Getting Organized

I make things harder for myself than I need to. I feel great about the decision to go back to working in main lesson blocks, but short of buying a new curriculum I had to make Oak Meadow work with the new format, which of course it was not designed to do.

For review: I bought Oak Meadow to make things easier this year; I hated the lesson format; I organized the lessons into block format; and now I have to see if it works. Next year I need to remember to buy a curriculum that is already in blocks or to put together my own!

I had insomnia lat night so I worked on the conversion, and this is what I came up with. Again, I apologize for the size. There are columns for the week of school we are in, the focus of our main lesson block, the week of the block, the dates of the block, the subject we are studying, and the weeks of the corresponding Oak Meadow lessons.

We're not covering everything in the Oak Meadow syllabus, nor are we covering it in exactly the same order. We have studied some of the topics previously, plus we bring in much that isn't part of the syllabus. But it is an excellent springboard and we will have covered most of the syllabus by the time week 36 rolls around.

I am excited about is bring back the secondary, or afternoon lesson. This concept came from the Christopherus First Grade Syllabus and is one that we really enjoyed.
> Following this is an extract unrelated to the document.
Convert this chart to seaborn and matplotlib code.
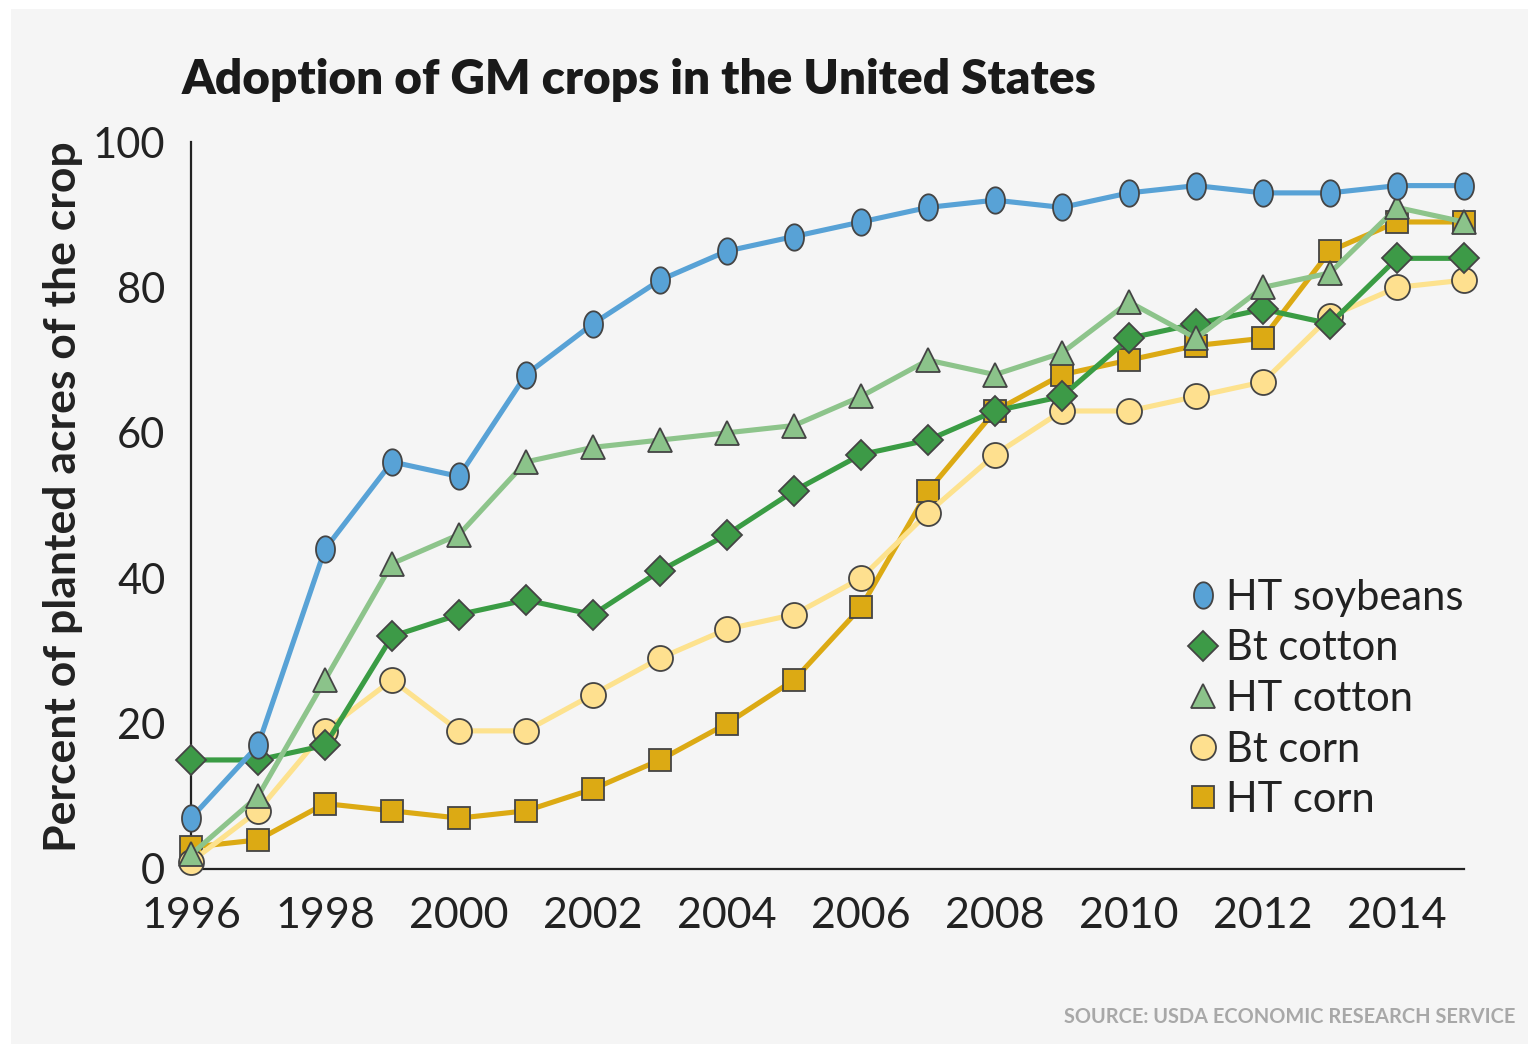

Rather than approaching handwork, craft, and art as one-off projects we focus on one for a period of 2 - 4 weeks; this allows in-depth exploration. Some of our planned secondary lessons are quilting and baking (to coincide with fractions), modeling (using Arthur Auer's excellent book Learning About the World Through Modeling), weaving, painting, and book making (something we'll do during our creative writing block).